'Crash' Writer Can't Avoid Awards Lunacy
After years of working in obscurity, Bobby Moresco faces Oscar night
As half of the screenwriting team behind "Crash," Moresco is one of Oscar night's most prohibitive favorites, though Sunday (March 5) may be the first time many casual observers notice that the film's creative team goes beyond co-writer/director Paul Haggis. Moresco's pre-Oscars haul has already included a Writers Guild prize, a BAFTA trophy and countless critics honors, but he isn't take the whirlwind of attention too much to heart.
"I try not to get caught up too much in any kind of lunacy, but let's face it, you spend 30 or 35 years sitting at a desk pretty much in obscurity and all of a sudden your life turns upside down, it's going to affect you," the former actor explains. "But I'm not foolish enough to think that it's gonna happen for the rest of my life, so I'll enjoy it while it's here."
Part of the pleasure Moresco's taking comes from the years of difficulty in getting "Crash" made.
"There were doubts from the get-go," he says. "Haggis called me up and said, 'Nobody's ever going to make this movie and if they do make it nobody's ever going to pay us for it and if they do pay us for it and make it nobody's ever going to go see it.'"
Moresco, who worked with Haggis on a variety of projects, including the critically adored, but short-lived "EZ Streets," says that the collaborators don't have a set process.
"We've worked together for 11 years now and it's always been different," he explains. "Sometimes we'll sit down and structure out a story completely and then go our separate ways and write an act or scene and then come back and rewrite one another. With this, we sat in the same room for every single day and every page and as we went along we wrote together."
Eager to spread the credit around, Moresco salutes "Crash" co-star Don Cheadle for putting his name on the racially heated drama and serving as a magnet for fellow actors. He also credits Lionsgate with the campaign that transformed the movie from summer sleeper into a potential Oscar spoiler. Disingenuous or not, Moresco -- reuniting with Haggis on NBC's drama "The Black Donnellys" and going solo on an adaptation of Mike Lupica's "Heat" -- anticipates Oscar night, but he can't buy into the hype.

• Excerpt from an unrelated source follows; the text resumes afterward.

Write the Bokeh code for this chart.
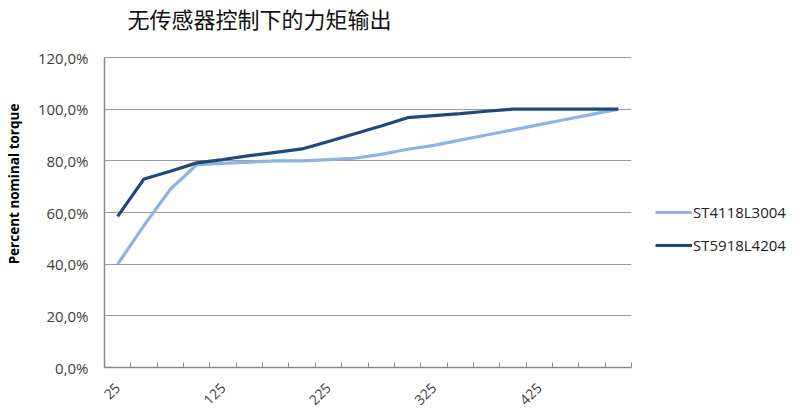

"Here's the answer, whether people want to hear it or not: It can't be a competition," he insists. "That's not what an artist does. If we win and I'm going to tell you that 'Crash' is better than 'Good Night, and Good Luck' or 'Brokeback Mountain' or any number of other really well-made movies, then I'm full of baloney. What I've believed my whole life is that we artists scratch in the dark together and every once in a while we come up with a good answer and sometimes we don't, but to say that we're better, even a little bit, than the guy who didn't win is nuts."